Good to hear, getting phone today, and was just looking to see if root steps were available yet.


----------



## aergern (Jun 10, 2011)

I screwed up and let the TMO S4 update itself before I tried to root it. I know .. stupid. Well, has anyone found a method that works AFTER that tiny update? Has to be one. I just don't have the google foo to find it.


----------



## temporalshadows (Jun 24, 2011)

Doesn't work on the VZW S4.


----------



## BladeRunner (Sep 5, 2011)

temporalshadows said:


> Doesn't work on the VZW S4.


It does, you just have to flash an older kernel, run motochopper, then reinstall the new kernel


----------



## aergern (Jun 10, 2011)

BladeRunner said:


> It does, you just have to flash an older kernel, run motochopper, then reinstall the new kernel


Instructions URL?


----------



## temporalshadows (Jun 24, 2011)

BladeRunner said:


> It does, you just have to flash an older kernel, run motochopper, then reinstall the new kernel


Wasn't available when I posted.








If you reinstall the new kernel, I think that effectively kills your root access again...

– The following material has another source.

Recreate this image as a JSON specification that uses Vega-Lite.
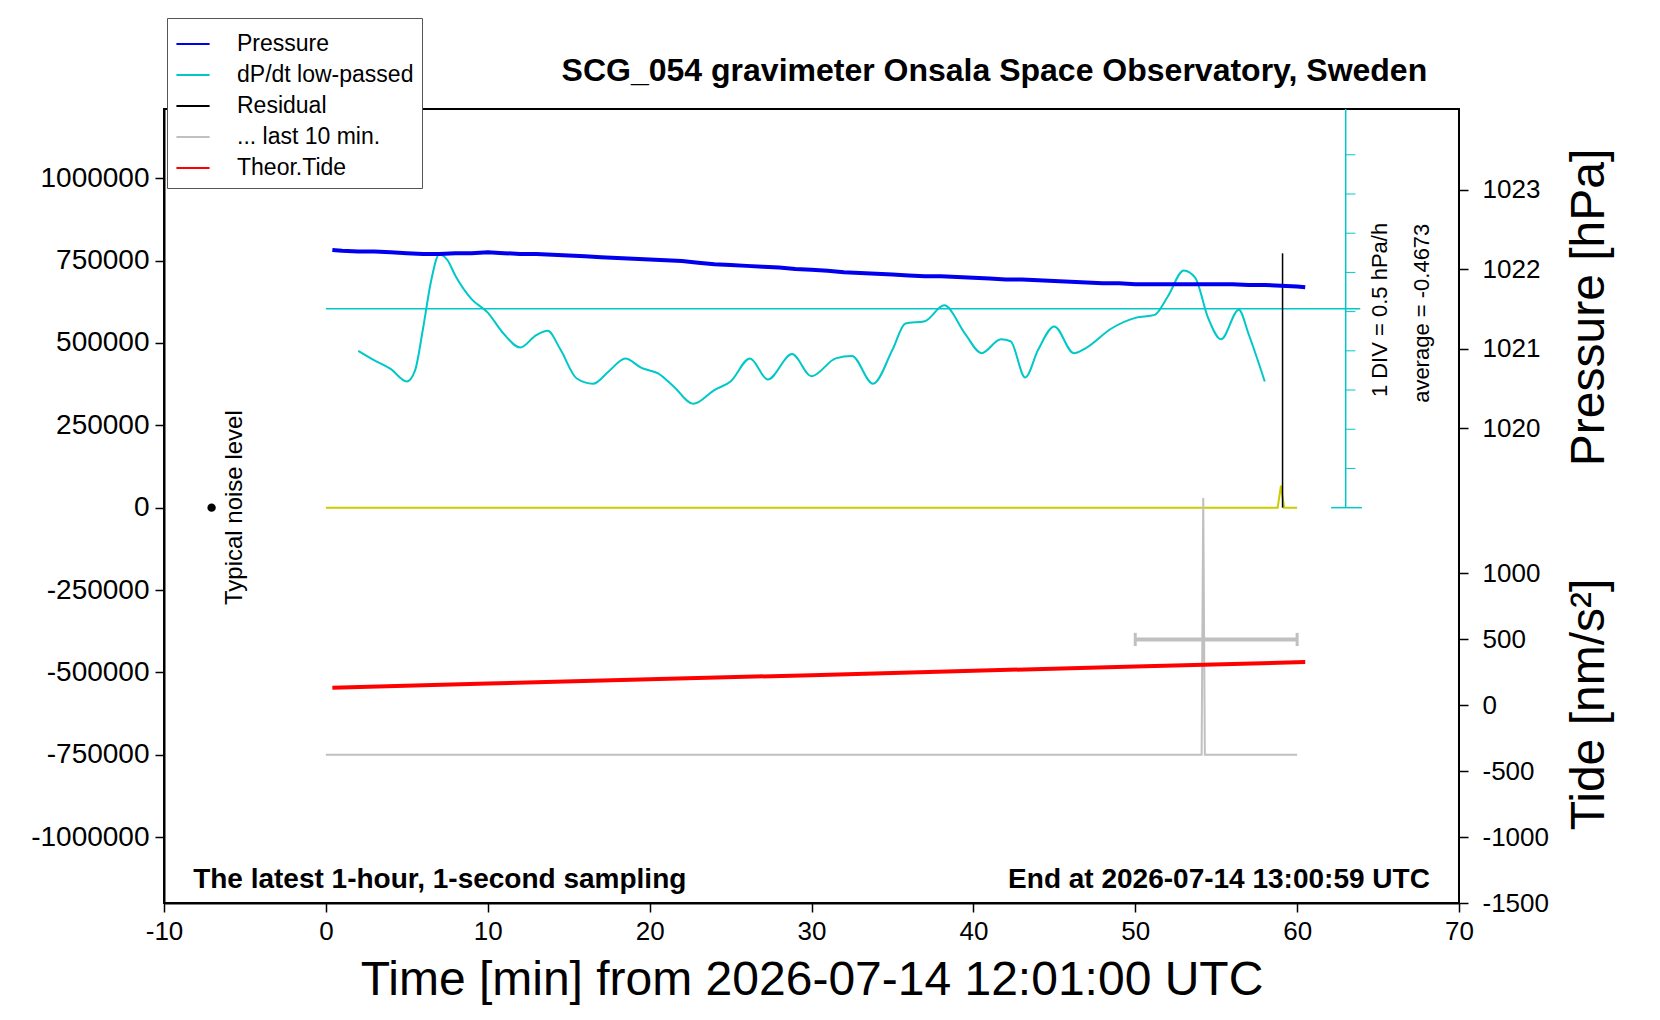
{
  "$schema": "https://vega.github.io/schema/vega-lite/v6.json",
  "autosize": "none",
  "padding": {"left": 164, "top": 109, "right": 201, "bottom": 117},
  "width": 1295,
  "height": 794,
  "background": "white",
  "config": {
    "font": "Liberation Sans",
    "view": {"stroke": "black", "strokeWidth": 2},
    "axis": {"grid": false, "domainColor": "black", "tickColor": "black", "labelColor": "black", "titleColor": "black", "labelFontSize": 26, "tickSize": 9, "domainWidth": 2, "tickWidth": 1.5, "titleFontWeight": "normal", "titleFontSize": 48, "labelExpr": "'' + datum.value", "labelFlush": false}
  },
  "datasets": {
    "pressure": [
      {"t": 0.4, "p": 1022.24}, {"t": 1, "p": 1022.23}, {"t": 2, "p": 1022.22}, {"t": 3, "p": 1022.22}, {"t": 4, "p": 1022.21},
      {"t": 5, "p": 1022.2}, {"t": 6, "p": 1022.19}, {"t": 7, "p": 1022.19}, {"t": 8, "p": 1022.2}, {"t": 9, "p": 1022.2},
      {"t": 10, "p": 1022.21}, {"t": 11, "p": 1022.2}, {"t": 12, "p": 1022.19}, {"t": 13, "p": 1022.19}, {"t": 14, "p": 1022.18},
      {"t": 15, "p": 1022.17}, {"t": 16, "p": 1022.16}, {"t": 17, "p": 1022.15}, {"t": 18, "p": 1022.14}, {"t": 19, "p": 1022.13},
      {"t": 20, "p": 1022.12}, {"t": 21, "p": 1022.11}, {"t": 22, "p": 1022.1}, {"t": 23, "p": 1022.08}, {"t": 24, "p": 1022.06},
      {"t": 25, "p": 1022.05}, {"t": 26, "p": 1022.04}, {"t": 27, "p": 1022.03}, {"t": 28, "p": 1022.02}, {"t": 29, "p": 1022.0},
      {"t": 30, "p": 1021.99}, {"t": 31, "p": 1021.98}, {"t": 32, "p": 1021.96}, {"t": 33, "p": 1021.95}, {"t": 34, "p": 1021.94},
      {"t": 35, "p": 1021.93}, {"t": 36, "p": 1021.92}, {"t": 37, "p": 1021.91}, {"t": 38, "p": 1021.91}, {"t": 39, "p": 1021.9},
      {"t": 40, "p": 1021.89}, {"t": 41, "p": 1021.88}, {"t": 42, "p": 1021.87}, {"t": 43, "p": 1021.87}, {"t": 44, "p": 1021.86},
      {"t": 45, "p": 1021.85}, {"t": 46, "p": 1021.84}, {"t": 47, "p": 1021.83}, {"t": 48, "p": 1021.82}, {"t": 49, "p": 1021.82},
      {"t": 50, "p": 1021.81}, {"t": 51, "p": 1021.81}, {"t": 52, "p": 1021.81}, {"t": 53, "p": 1021.81}, {"t": 54, "p": 1021.81},
      {"t": 55, "p": 1021.81}, {"t": 56, "p": 1021.81}, {"t": 57, "p": 1021.8}, {"t": 58, "p": 1021.8}, {"t": 59, "p": 1021.79},
      {"t": 60, "p": 1021.78}, {"t": 60.5, "p": 1021.77}
    ],
    "dpdt": [
      {"t": 2, "v": 476000}, {"t": 3, "v": 447000}, {"t": 4, "v": 421000}, {"t": 5, "v": 383000}, {"t": 5.5, "v": 415000},
      {"t": 6, "v": 543000}, {"t": 6.5, "v": 688000}, {"t": 7, "v": 768000}, {"t": 7.5, "v": 752000}, {"t": 8, "v": 704000},
      {"t": 9, "v": 633000}, {"t": 10, "v": 592000}, {"t": 11, "v": 527000}, {"t": 12, "v": 486000}, {"t": 13, "v": 524000},
      {"t": 13.7, "v": 537000}, {"t": 14.5, "v": 479000}, {"t": 15.5, "v": 392000}, {"t": 16.5, "v": 376000}, {"t": 17.5, "v": 415000},
      {"t": 18.5, "v": 453000}, {"t": 19.5, "v": 424000}, {"t": 20.5, "v": 408000}, {"t": 21.5, "v": 367000}, {"t": 22.7, "v": 315000},
      {"t": 24, "v": 357000}, {"t": 25, "v": 383000}, {"t": 26.2, "v": 453000}, {"t": 27.3, "v": 389000}, {"t": 28.8, "v": 466000},
      {"t": 30, "v": 399000}, {"t": 31.5, "v": 453000}, {"t": 32.5, "v": 460000}, {"t": 33.8, "v": 376000}, {"t": 35, "v": 479000},
      {"t": 35.8, "v": 559000}, {"t": 37, "v": 566000}, {"t": 38.2, "v": 614000}, {"t": 39.5, "v": 527000}, {"t": 40.5, "v": 469000},
      {"t": 41.7, "v": 511000}, {"t": 42.3, "v": 505000}, {"t": 43.2, "v": 395000}, {"t": 44, "v": 479000}, {"t": 45, "v": 550000},
      {"t": 46.2, "v": 469000}, {"t": 47, "v": 486000}, {"t": 48.5, "v": 543000}, {"t": 50, "v": 576000}, {"t": 51.2, "v": 585000},
      {"t": 52, "v": 640000}, {"t": 53, "v": 720000}, {"t": 53.7, "v": 698000}, {"t": 54.5, "v": 576000}, {"t": 55.3, "v": 511000},
      {"t": 56.4, "v": 601000}, {"t": 57, "v": 527000}, {"t": 58, "v": 383000}
    ],
    "residual": [{"t": 59.1, "v": 0}, {"t": 59.1, "v": 772000}],
    "last10": [
      {"t": 0, "v": -750000}, {"t": 54.1, "v": -750000}, {"t": 54.2, "v": 29000}, {"t": 54.3, "v": -750000}, {"t": 60, "v": -750000}
    ],
    "yellow": [
      {"t": 0, "v": 0}, {"t": 58.8, "v": 0}, {"t": 59, "v": 67000}, {"t": 59.2, "v": 0}, {"t": 60, "v": 0}
    ],
    "tide": [
      {"t": 0.4, "g": 132}, {"t": 10, "g": 164}, {"t": 20, "g": 196}, {"t": 30, "g": 228}, {"t": 40, "g": 261}, {"t": 50, "g": 293}, {"t": 60.5, "g": 327}
    ],
    "divticks": [
      {"v": 119000}, {"v": 238000}, {"v": 357000}, {"v": 476000}, {"v": 595000}, {"v": 714000}, {"v": 833000}, {"v": 952000}, {"v": 1071000}
    ]
  },
  "resolve": {"scale": {"y": "independent"}},
  "layer": [
    {
      "layer": [
        {
          "data": {"name": "yellow"},
          "mark": {"type": "line", "color": "#cccc00", "strokeWidth": 2},
          "encoding": {
            "x": {"field": "t", "type": "quantitative", "scale": {"domain": [-10, 70], "nice": false, "zero": false},
              "axis": {"values": [-10, 0, 10, 20, 30, 40, 50, 60, 70], "title": "Time [min] from 2026-07-14 12:01:00 UTC", "titlePadding": 12, "labelPadding": 6}},
            "y": {"field": "v", "type": "quantitative", "scale": {"domain": [-1200000, 1210000], "nice": false, "zero": false},
              "axis": {"orient": "left", "values": [-1000000, -750000, -500000, -250000, 0, 250000, 500000, 750000, 1000000], "title": null, "labelPadding": 6, "labelFontSize": 28}}
          }
        },
        {
          "data": {"name": "dpdt"},
          "mark": {"type": "line", "strokeWidth": 2, "interpolate": "monotone"},
          "encoding": {
            "x": {"field": "t", "type": "quantitative"},
            "y": {"field": "v", "type": "quantitative"},
            "color": {"datum": "dP/dt low-passed", "type": "nominal",
              "scale": {"domain": ["Pressure", "dP/dt low-passed", "Residual", "... last 10 min.", "Theor.Tide"], "range": ["#0000ee", "#00c8c8", "black", "#c0c0c0", "red"]},
              "legend": {"title": null, "orient": "none", "legendX": 3, "legendY": -91, "labelFontSize": 23, "labelLimit": 0, "symbolType": "stroke", "symbolStrokeWidth": 2, "symbolSize": 1100, "fillColor": "white", "strokeColor": "#555", "padding": 8, "rowPadding": 1, "labelOffset": 26, "offset": 0}}
          }
        },
        {
          "data": {"values": [{"t": 0, "v": 604000}, {"t": 63.9, "v": 604000}]},
          "mark": {"type": "line", "color": "#00c8c8", "strokeWidth": 1.5},
          "encoding": {"x": {"field": "t", "type": "quantitative"}, "y": {"field": "v", "type": "quantitative"}}
        },
        {
          "data": {"values": [{"t": 63, "v": 0}, {"t": 63, "v": 1210000}]},
          "mark": {"type": "line", "color": "#00c8c8", "strokeWidth": 1.5},
          "encoding": {"x": {"field": "t", "type": "quantitative"}, "y": {"field": "v", "type": "quantitative"}}
        },
        {
          "data": {"values": [{"t": 62.1, "v": 0}, {"t": 64, "v": 0}]},
          "mark": {"type": "line", "color": "#00c8c8", "strokeWidth": 1.5},
          "encoding": {"x": {"field": "t", "type": "quantitative"}, "y": {"field": "v", "type": "quantitative"}}
        },
        {
          "data": {"name": "divticks"},
          "mark": {"type": "rule", "color": "#00c8c8", "strokeWidth": 1},
          "encoding": {"x": {"datum": 63}, "x2": {"datum": 63.6}, "y": {"field": "v", "type": "quantitative"}}
        },
        {
          "data": {"name": "residual"},
          "mark": {"type": "line", "strokeWidth": 1.5},
          "encoding": {
            "x": {"field": "t", "type": "quantitative"},
            "y": {"field": "v", "type": "quantitative"},
            "color": {"datum": "Residual", "type": "nominal"}
          }
        },
        {
          "data": {"name": "last10"},
          "mark": {"type": "line", "strokeWidth": 2},
          "encoding": {
            "x": {"field": "t", "type": "quantitative"},
            "y": {"field": "v", "type": "quantitative"},
            "color": {"datum": "... last 10 min.", "type": "nominal"}
          }
        },
        {
          "data": {"values": [{"a": 50, "b": 60, "v": -400000}]},
          "mark": {"type": "rule", "color": "#c0c0c0", "strokeWidth": 4},
          "encoding": {"x": {"field": "a", "type": "quantitative"}, "x2": {"field": "b"}, "y": {"field": "v", "type": "quantitative"}}
        },
        {
          "data": {"values": [{"t": 50, "lo": -380000, "hi": -420000}, {"t": 60, "lo": -380000, "hi": -420000}]},
          "mark": {"type": "rule", "color": "#c0c0c0", "strokeWidth": 3},
          "encoding": {"x": {"field": "t", "type": "quantitative"}, "y": {"field": "lo", "type": "quantitative"}, "y2": {"field": "hi"}}
        },
        {
          "data": {"values": [{"t": -7.06, "v": 0}]},
          "mark": {"type": "point", "filled": true, "color": "black", "opacity": 1, "size": 70},
          "encoding": {"x": {"field": "t", "type": "quantitative"}, "y": {"field": "v", "type": "quantitative"}}
        },
        {
          "data": {"values": [{"t": -5.6, "v": 0, "label": "Typical noise level"}]},
          "mark": {"type": "text", "angle": 270, "fontSize": 24, "align": "center", "baseline": "middle"},
          "encoding": {"x": {"field": "t", "type": "quantitative"}, "y": {"field": "v", "type": "quantitative"}, "text": {"field": "label"}}
        },
        {
          "data": {"values": [{"t": 65.1, "v": 600000, "label": "1 DIV = 0.5 hPa/h"}, {"t": 67.7, "v": 590000, "label": "average = -0.4673"}]},
          "mark": {"type": "text", "angle": 270, "fontSize": 22, "align": "center", "baseline": "middle"},
          "encoding": {"x": {"field": "t", "type": "quantitative"}, "y": {"field": "v", "type": "quantitative"}, "text": {"field": "label"}}
        },
        {
          "data": {"values": [{"t": -8.2, "v": -1129000, "label": "The latest 1-hour, 1-second sampling"}]},
          "mark": {"type": "text", "fontSize": 28, "fontWeight": "bold", "align": "left", "baseline": "middle"},
          "encoding": {"x": {"field": "t", "type": "quantitative"}, "y": {"field": "v", "type": "quantitative"}, "text": {"field": "label"}}
        },
        {
          "data": {"values": [{"t": 68.2, "v": -1129000, "label": "End at 2026-07-14 13:00:59 UTC"}]},
          "mark": {"type": "text", "fontSize": 28, "fontWeight": "bold", "align": "right", "baseline": "middle"},
          "encoding": {"x": {"field": "t", "type": "quantitative"}, "y": {"field": "v", "type": "quantitative"}, "text": {"field": "label"}}
        },
        {
          "data": {"values": [{"t": 41.3, "v": 1325000, "label": "SCG_054 gravimeter Onsala Space Observatory, Sweden"}]},
          "mark": {"type": "text", "fontSize": 32, "fontWeight": "bold", "align": "center", "baseline": "middle"},
          "encoding": {"x": {"field": "t", "type": "quantitative"}, "y": {"field": "v", "type": "quantitative"}, "text": {"field": "label"}}
        }
      ]
    },
    {
      "data": {"name": "pressure"},
      "mark": {"type": "line", "strokeWidth": 4},
      "encoding": {
        "x": {"field": "t", "type": "quantitative"},
        "y": {"field": "p", "type": "quantitative", "scale": {"domain": [1014.027, 1024.013], "nice": false, "zero": false},
          "axis": {"orient": "right", "values": [1020, 1021, 1022, 1023], "title": "Pressure [hPa]", "titleAngle": 270, "titleX": 130, "titleY": 198, "titleAlign": "center", "titleBaseline": "middle", "domain": false, "labelPadding": 14}},
        "color": {"datum": "Pressure", "type": "nominal"}
      }
    },
    {
      "data": {"name": "tide"},
      "mark": {"type": "line", "strokeWidth": 4},
      "encoding": {
        "x": {"field": "t", "type": "quantitative"},
        "y": {"field": "g", "type": "quantitative", "scale": {"domain": [-1500, 4521], "nice": false, "zero": false},
          "axis": {"orient": "right", "values": [-1500, -1000, -500, 0, 500, 1000], "title": "Tide [nm/s²]", "titleAngle": 270, "titleX": 130, "titleY": 595, "titleAlign": "center", "titleBaseline": "middle", "domain": false, "labelPadding": 14}},
        "color": {"datum": "Theor.Tide", "type": "nominal"}
      }
    }
  ]
}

Besides, who knows what issues flashing an old kernel will cause? JCase even mentioned that in the XDA thread.
I'm waiting until there is a better way. It'll be the first device since my G1 that I wait more than 1 day to root.

Sent from my SCH-I545 using RootzWiki


----------



## dutchy716 (Jun 9, 2011)

temporalshadows said:


> Wasn't available when I posted.
> 
> 
> 
> ...


What I did was after I flashed the leaked kernel and ran Motochopper I install superSU. Updated the binaries and uninstalled superuser. Then I flashed the MDK kernel and I still have root access.


----------